At a farmer’s market this week, a bus dropped off about 15 people participating in a workshop for new farmers, also through the University of Arizona. There they learned about the one green they can’t grow — money. 

A market is one of the options they’ll have for selling the fruits and veggies of their labor. Eric Geelen and his wife Carla were in the workshop.

“We’re from Illinois,” Geelen said. “We moved here in December.”

The Geelens both retired from corporate jobs, and now they’re ready to call themselves farmers. Before this workshop, Eric said they had a different idea of what that meant.

“In my mind we go and walk into a Fry’s or a Safeway and say, ‘Here’s our stuff, why don’t you sell it?’ And they’ve really helped us think that through a little bit,” he said.

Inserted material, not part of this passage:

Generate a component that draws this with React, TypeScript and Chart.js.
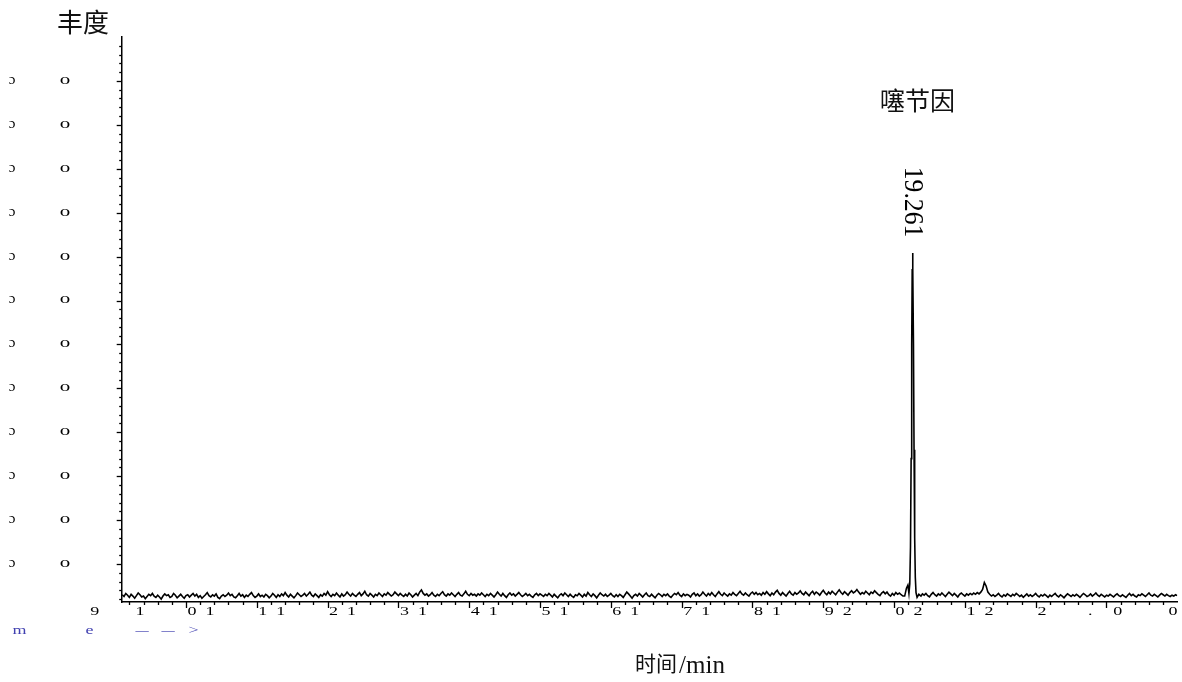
import React, { useEffect, useRef } from "react";
import { Chart, registerables } from "chart.js";

Chart.register(...registerables);

// ---------------- data ----------------
const SAMPLE_START = 8.1; // min
const SAMPLE_STEP = 0.025; // min
// baseline noise (abundance, arbitrary units), one value per sample; one row = 1 min
const NOISE_VALUES = [
  0.30, 0.26, 0.33, 0.29, 0.24, 0.31, 0.27, 0.22, 0.28, 0.34, 0.30, 0.25, 0.27, 0.21, 0.26, 0.31, 0.28, 0.33, 0.27, 0.24, 0.29, 0.25, 0.20, 0.27, 0.32, 0.28, 0.30, 0.24, 0.26, 0.33, 0.29, 0.23, 0.27, 0.31, 0.26, 0.22, 0.28, 0.30, 0.25, 0.29,
  0.33, 0.27, 0.31, 0.24, 0.28, 0.22, 0.26, 0.30, 0.35, 0.28, 0.25, 0.30, 0.27, 0.32, 0.24, 0.21, 0.27, 0.30, 0.26, 0.29, 0.34, 0.28, 0.31, 0.25, 0.23, 0.28, 0.33, 0.27, 0.30, 0.24, 0.29, 0.26, 0.31, 0.35, 0.28, 0.24, 0.27, 0.32, 0.26, 0.29,
  0.25, 0.31, 0.28, 0.23, 0.27, 0.33, 0.29, 0.24, 0.30, 0.26, 0.32, 0.28, 0.35, 0.29, 0.25, 0.31, 0.27, 0.23, 0.28, 0.34, 0.30, 0.26, 0.29, 0.33, 0.27, 0.31, 0.36, 0.29, 0.26, 0.32, 0.28, 0.24, 0.30, 0.27, 0.33, 0.29, 0.37, 0.30, 0.26, 0.31,
  0.28, 0.34, 0.29, 0.25, 0.32, 0.27, 0.30, 0.36, 0.31, 0.27, 0.33, 0.29, 0.26, 0.31, 0.35, 0.28, 0.32, 0.38, 0.30, 0.27, 0.33, 0.29, 0.25, 0.31, 0.28, 0.34, 0.30, 0.26, 0.32, 0.29, 0.35, 0.31, 0.27, 0.30, 0.36, 0.32, 0.28, 0.33, 0.29, 0.26,
  0.31, 0.27, 0.34, 0.30, 0.25, 0.29, 0.33, 0.28, 0.36, 0.41, 0.33, 0.29, 0.32, 0.27, 0.30, 0.35, 0.29, 0.26, 0.31, 0.28, 0.33, 0.37, 0.30, 0.27, 0.32, 0.29, 0.34, 0.30, 0.26, 0.31, 0.35, 0.29, 0.27, 0.32, 0.38, 0.31, 0.28, 0.33, 0.29, 0.31,
  0.27, 0.32, 0.29, 0.34, 0.30, 0.26, 0.31, 0.28, 0.33, 0.29, 0.25, 0.30, 0.36, 0.31, 0.27, 0.33, 0.28, 0.24, 0.30, 0.34, 0.29, 0.32, 0.27, 0.31, 0.35, 0.30, 0.26, 0.29, 0.33, 0.28, 0.31, 0.27, 0.24, 0.30, 0.33, 0.28, 0.32, 0.29, 0.26, 0.31,
  0.28, 0.33, 0.29, 0.25, 0.31, 0.27, 0.23, 0.29, 0.32, 0.28, 0.34, 0.30, 0.26, 0.31, 0.27, 0.24, 0.30, 0.28, 0.33, 0.29, 0.25, 0.31, 0.27, 0.35, 0.30, 0.26, 0.32, 0.28, 0.23, 0.29, 0.34, 0.30, 0.27, 0.31, 0.26, 0.29, 0.33, 0.28, 0.25, 0.30,
  0.26, 0.31, 0.28, 0.24, 0.30, 0.36, 0.32, 0.27, 0.22, 0.28, 0.31, 0.27, 0.33, 0.29, 0.25, 0.30, 0.34, 0.28, 0.26, 0.31, 0.27, 0.23, 0.29, 0.33, 0.30, 0.26, 0.31, 0.28, 0.32, 0.27, 0.24, 0.29, 0.33, 0.30, 0.35, 0.29, 0.26, 0.32, 0.28, 0.31,
  0.29, 0.25, 0.31, 0.34, 0.28, 0.32, 0.27, 0.30, 0.36, 0.31, 0.27, 0.33, 0.29, 0.35, 0.30, 0.26, 0.32, 0.37, 0.31, 0.28, 0.34, 0.30, 0.27, 0.32, 0.29, 0.35, 0.31, 0.28, 0.33, 0.38, 0.32, 0.29, 0.34, 0.30, 0.27, 0.33, 0.36, 0.31, 0.35, 0.30,
  0.33, 0.29, 0.35, 0.31, 0.37, 0.32, 0.28, 0.34, 0.30, 0.36, 0.40, 0.33, 0.29, 0.35, 0.31, 0.27, 0.33, 0.38, 0.32, 0.29, 0.35, 0.31, 0.34, 0.39, 0.33, 0.30, 0.36, 0.32, 0.28, 0.34, 0.38, 0.31, 0.36, 0.33, 0.29, 0.35, 0.40, 0.34, 0.30, 0.36,
  0.32, 0.38, 0.34, 0.30, 0.36, 0.41, 0.35, 0.31, 0.37, 0.33, 0.29, 0.35, 0.39, 0.34, 0.37, 0.42, 0.36, 0.31, 0.35, 0.32, 0.38, 0.34, 0.30, 0.36, 0.33, 0.39, 0.35, 0.31, 0.28, 0.34, 0.37, 0.32, 0.36, 0.30, 0.27, 0.33, 0.29, 0.35, 0.31, 0.34,
  0.30, 0.27, 0.30, 0.30, 0.30, 0.30, 0.30, 0.30, 0.30, 0.30, 0.30, 0.30, 0.30, 0.29, 0.33, 0.28, 0.25, 0.31, 0.35, 0.30, 0.27, 0.32, 0.29, 0.34, 0.30, 0.26, 0.31, 0.36, 0.32, 0.28, 0.33, 0.29, 0.25, 0.31, 0.34, 0.30, 0.27, 0.32, 0.29, 0.33,
  0.30, 0.34, 0.31, 0.35, 0.32, 0.36, 0.42, 0.58, 0.50, 0.36, 0.31, 0.27, 0.30, 0.26, 0.29, 0.33, 0.28, 0.25, 0.30, 0.27, 0.32, 0.29, 0.26, 0.31, 0.28, 0.33, 0.30, 0.26, 0.29, 0.24, 0.28, 0.32, 0.27, 0.30, 0.26, 0.29, 0.33, 0.28, 0.25, 0.30,
  0.27, 0.31, 0.28, 0.24, 0.29, 0.26, 0.30, 0.33, 0.28, 0.25, 0.30, 0.27, 0.23, 0.28, 0.32, 0.29, 0.26, 0.30, 0.27, 0.31, 0.28, 0.24, 0.29, 0.33, 0.30, 0.26, 0.28, 0.32, 0.27, 0.30, 0.34, 0.29, 0.26, 0.31, 0.28, 0.25, 0.29, 0.27, 0.31, 0.28,
  0.25, 0.29, 0.32, 0.28, 0.26, 0.30, 0.27, 0.24, 0.29, 0.33, 0.28, 0.31, 0.27, 0.25, 0.30, 0.28, 0.32, 0.29, 0.26, 0.30, 0.34, 0.29, 0.27, 0.31, 0.28, 0.25, 0.29, 0.33, 0.30, 0.27, 0.31, 0.28, 0.26, 0.29, 0.27, 0.30, 0.28,
];
// main peak, sampled finely
const PEAK_WINDOW = [19.13, 19.42];
const PEAK_TIMES = [19.15, 19.175, 19.195, 19.21, 19.222, 19.232, 19.241, 19.249, 19.256, 19.261, 19.267, 19.274, 19.282, 19.291, 19.3, 19.31, 19.325, 19.35, 19.38, 19.4];
const PEAK_VALUES = [0.27, 0.45, 0.52, 0.33, 0.55, 1.4, 3.4, 6.0, 7.7, 8.08, 7.7, 6.0, 3.6, 1.6, 0.7, 0.35, 0.24, 0.31, 0.27, 0.32];
const PEAK_RT = 19.261;
const PEAK_RT_LABEL = "19.261";
const PEAK_NAME = "噻节因";

// axes
const X_MIN = 8.092;
const X_MAX = 23.0;
const Y_MIN = 0.135;
const Y_MAX = 13;
const X_TICK_VALUES = [9, 10, 11, 12, 13, 14, 15, 16, 17, 18, 19, 20];
const X_TICK_TEXTS = ["01", "11", "21", "31", "41", "51", "61", "71", "81", "92", "02", "12"];
const X_EXTRA_VALUES = [7.71, 8.35, 21.09, 21.77, 22.16, 22.94];
const X_EXTRA_TEXTS = ["9", "1", "2", ".", "0", "0"];
const Y_TICK_VALUES = [1, 2, 3, 4, 5, 6, 7, 8, 9, 10, 11, 12];
const Y_TICK_TEXT_LEFT = "ɔ";
const Y_TICK_TEXT = "o";
const Y_TITLE = "丰度";
const X_TITLE_CJK = "时间";
const X_TITLE_UNIT = "/min";
const FOOT_GLYPHS = ["m", "e", "—", "—", ">"];

const SERIF = '"Liberation Serif", "DejaVu Serif", serif';
const CJK = '"Noto Sans CJK SC", sans-serif';

function drawStretched(
  ctx: CanvasRenderingContext2D,
  text: string,
  cx: number,
  cy: number,
  font: string,
  sx: number,
  color: string
) {
  ctx.save();
  ctx.font = font;
  ctx.fillStyle = color;
  ctx.textAlign = "center";
  ctx.textBaseline = "middle";
  ctx.translate(cx, cy);
  ctx.scale(sx, 1);
  ctx.fillText(text, 0, 0);
  ctx.restore();
}

const decorPlugin = {
  id: "decor",
  afterDraw(chart: any) {
    const ctx: CanvasRenderingContext2D = chart.ctx;
    const xs = chart.scales.x;
    const ys = chart.scales.y;
    const area = chart.chartArea;
    ctx.save();
    ctx.strokeStyle = "#000";
    ctx.lineWidth = 1.3;
    // y ticks (minor every 0.2, major every 1)
    for (let k = 1; k <= 64; k++) {
      const v = k / 5;
      if (v < Y_MIN) continue;
      const py = Math.round(ys.getPixelForValue(v)) + 0.5;
      const len = k % 5 === 0 ? 5 : 2.5;
      ctx.beginPath();
      ctx.moveTo(area.left - len, py);
      ctx.lineTo(area.left, py);
      ctx.stroke();
    }
    // x ticks
    for (let k = 41; k <= 114; k++) {
      const v = k / 5;
      const px = Math.round(xs.getPixelForValue(v)) + 0.5;
      const len = k % 5 === 0 ? 6 : 3;
      ctx.beginPath();
      ctx.moveTo(px, area.bottom);
      ctx.lineTo(px, area.bottom + len);
      ctx.stroke();
    }
    ctx.restore();

    const tickFont = `12px ${SERIF}`;
    const labelY = area.bottom + 9.5;
    X_TICK_VALUES.forEach((v, i) => {
      const cx = xs.getPixelForValue(v) + 15;
      const t = X_TICK_TEXTS[i];
      drawStretched(ctx, t[0], cx - 9, labelY, tickFont, 1.5, "#000");
      drawStretched(ctx, t[1], cx + 9, labelY, tickFont, 1.5, "#000");
    });
    X_EXTRA_VALUES.forEach((v, i) => {
      drawStretched(ctx, X_EXTRA_TEXTS[i], xs.getPixelForValue(v), labelY, tickFont, 1.5, "#000");
    });

    const yFont = `15px ${SERIF}`;
    Y_TICK_VALUES.forEach((v) => {
      const py = ys.getPixelForValue(v) - 1;
      drawStretched(ctx, Y_TICK_TEXT_LEFT, 12, py, yFont, 1.0, "#000");
      drawStretched(ctx, Y_TICK_TEXT, 65, py, yFont, 1.4, "#000");
    });

    // blue footer glyphs
    const footX = [19.5, 89.5, 142, 168, 193.5];
    FOOT_GLYPHS.forEach((g, i) => {
      const sx = g === "—" ? 1.1 : 1.5;
      drawStretched(ctx, g, footX[i], area.bottom + 29, `12px ${SERIF}`, sx, "#4040b0");
    });

    // y title
    ctx.save();
    ctx.fillStyle = "#111";
    ctx.font = `26px ${CJK}`;
    ctx.textAlign = "center";
    ctx.textBaseline = "middle";
    ctx.fillText(Y_TITLE, 83, 22);
    ctx.restore();

    // x title
    ctx.save();
    ctx.fillStyle = "#111";
    ctx.textBaseline = "alphabetic";
    ctx.textAlign = "left";
    ctx.font = `21px ${CJK}`;
    const w1 = ctx.measureText(X_TITLE_CJK).width;
    ctx.font = `25px ${SERIF}`;
    const w2 = ctx.measureText(X_TITLE_UNIT).width;
    const start = 680 - (w1 + w2 + 2) / 2;
    ctx.font = `21px ${CJK}`;
    ctx.fillText(X_TITLE_CJK, start, 671);
    ctx.font = `25px ${SERIF}`;
    ctx.fillText(X_TITLE_UNIT, start + w1 + 2, 673);
    ctx.restore();

    // peak annotations
    const pkX = xs.getPixelForValue(PEAK_RT);
    const pkTop = ys.getPixelForValue(PEAK_VALUES[PEAK_TIMES.indexOf(PEAK_RT)]);
    ctx.save();
    ctx.fillStyle = "#111";
    ctx.font = `25px ${CJK}`;
    ctx.textAlign = "center";
    ctx.textBaseline = "middle";
    ctx.fillText(PEAK_NAME, pkX + 5, 100);
    ctx.restore();

    ctx.save();
    ctx.fillStyle = "#000";
    ctx.font = `28px ${SERIF}`;
    ctx.textAlign = "center";
    ctx.textBaseline = "middle";
    ctx.translate(pkX - 0.5, pkTop - 51);
    ctx.rotate(Math.PI / 2);
    ctx.scale(0.92, 1);
    ctx.fillText(PEAK_RT_LABEL, 0, 0);
    ctx.restore();
  },
};

function buildPoints() {
  const pts: { x: number; y: number }[] = [];
  NOISE_VALUES.forEach((v, i) => {
    const t = SAMPLE_START + i * SAMPLE_STEP;
    if (t > PEAK_WINDOW[0] && t < PEAK_WINDOW[1]) return;
    pts.push({ x: t, y: v });
  });
  PEAK_TIMES.forEach((t, i) => pts.push({ x: t, y: PEAK_VALUES[i] }));
  pts.sort((a, b) => a.x - b.x);
  return pts;
}

export default function App() {
  const ref = useRef<HTMLCanvasElement | null>(null);
  useEffect(() => {
    if (!ref.current) return;
    const chart = new Chart(ref.current, {
      type: "line",
      data: {
        datasets: [
          {
            data: buildPoints(),
            borderColor: "#000",
            borderWidth: 1.6,
            pointRadius: 0,
            tension: 0,
            fill: false,
          },
        ],
      },
      options: {
        responsive: false,
        animation: false,
        layout: { padding: { top: 37, right: 4.7, left: 0, bottom: 0 } },
        plugins: { legend: { display: false }, tooltip: { enabled: false } },
        scales: {
          x: {
            type: "linear",
            min: X_MIN,
            max: X_MAX,
            ticks: { display: false },
            grid: { display: true, drawOnChartArea: false, drawTicks: false },
            border: { display: true, color: "#000", width: 1.5 },
            afterFit: (s: any) => {
              s.height = 80;
            },
          },
          y: {
            type: "linear",
            min: Y_MIN,
            max: Y_MAX,
            ticks: { display: false },
            grid: { display: true, drawOnChartArea: false, drawTicks: false },
            border: { display: true, color: "#000", width: 1.5 },
            afterFit: (s: any) => {
              s.width = 121.7;
            },
          },
        },
      } as any,
      plugins: [decorPlugin],
    });
    return () => chart.destroy();
  }, []);
  return (
    <div style={{ position: "absolute", left: 0, top: 0, width: 1182, height: 682, background: "#fff" }}>
      <canvas ref={ref} width={1182} height={682} style={{ display: "block" }} />
    </div>
  );
}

The old farmers still have the wholesale market locked in. These new farmers are not going to be taking over grocery stores or restaurant chains. So, what do they have to offer? Steve Enteman said the answer is variety, something that’s been largely weeded out of wholesale.

“What I can do is I can find that dual-colored summer squash that you’re not going to find in the store because it doesn’t ship well, or it just doesn’t have the same marketability,” Enteman said.

When Enteman retires from his law enforcement job next month, he said he’ll be a full-time farmer, tilling soil on that tiny plot, tucked between skyscrapers as the train goes by — the picture of farming in 2016.